In September, 1866, workmen were excavating for a foundation for an addition to the Harmony Mills at Cohoes. In these digging operations the men came upon the lower jaw and single foot bone lying on a ledge of rock at the side of a filled-in pothole. Further excavation, to a depth of fifty feet, brought to light the principal parts of the skeleton lying on a bed of clay and broken slate above a layer of waterworn pebbles, with which the powerful water currents had drilled this great pothole. This lower layer was ten feet thick and showed that the pothole was old before the mastodon was here entombed. The fill in the pothole above these bones consisted of fifty feet of muck, peaty soil, fragments of tree limbs, rotten beaver-gnawed wood, washed here by the flood of the great Iromohawk. On top of this was a layer of artificial fill, the work of modern man.

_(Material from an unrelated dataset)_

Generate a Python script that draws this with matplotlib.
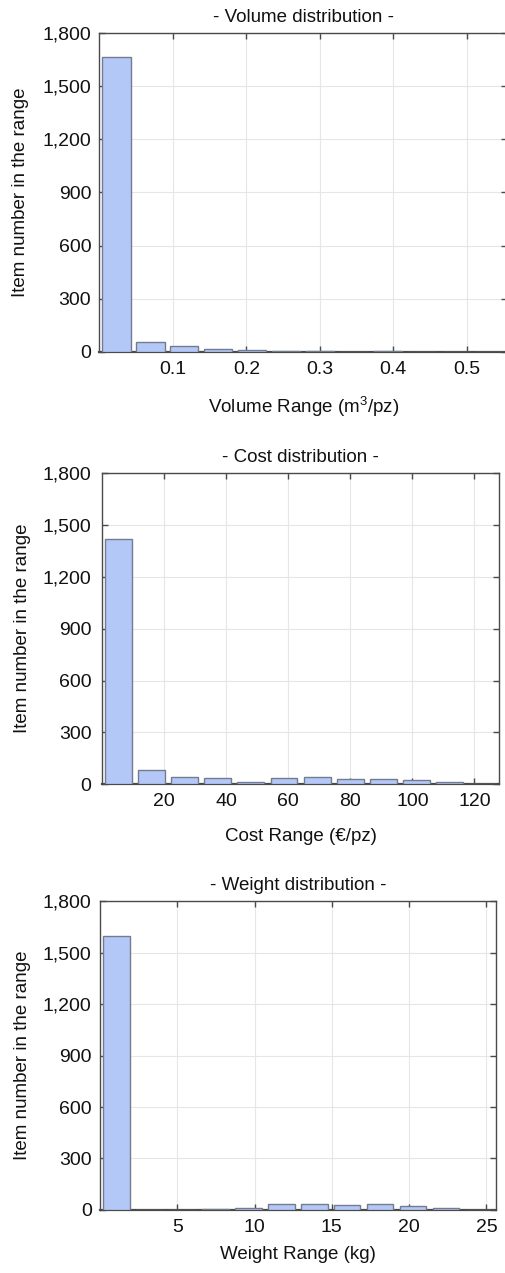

The Cohoes mastodon is the only actual specimen found within the limits of the Mohawk Valley and its location was on its very eastern edge. There is reason to believe, however, that these animals ranged the more level parts of our Valley just as they did other parts of the State.
The remains of contemporary Pleistocene mammals are frequently found mingled with those of the mastodon and mammoth in New York State. From a list of the following, thus found, we can form some idea of the animals which roamed the shores of the postglacial Mohawk: fossil bear of the character of the grizzly; black bear; fox; seal; fossil giant beaver "Castoroides", an animal with the bulk of a modern black bear and the proportions of a modern beaver, with which remains it is frequently associated; fossil peccary; deer; elk, "fossil stag"; caribou; moose; American bison, which probably roamed a great part of the present State; fossil horse, of a type larger than our domesticated animal.
Some of these animals may have belonged to the period of the Eskimo-like people, whose remains are found in our State and Valley, and probably were hunted by these first of our known aborigines.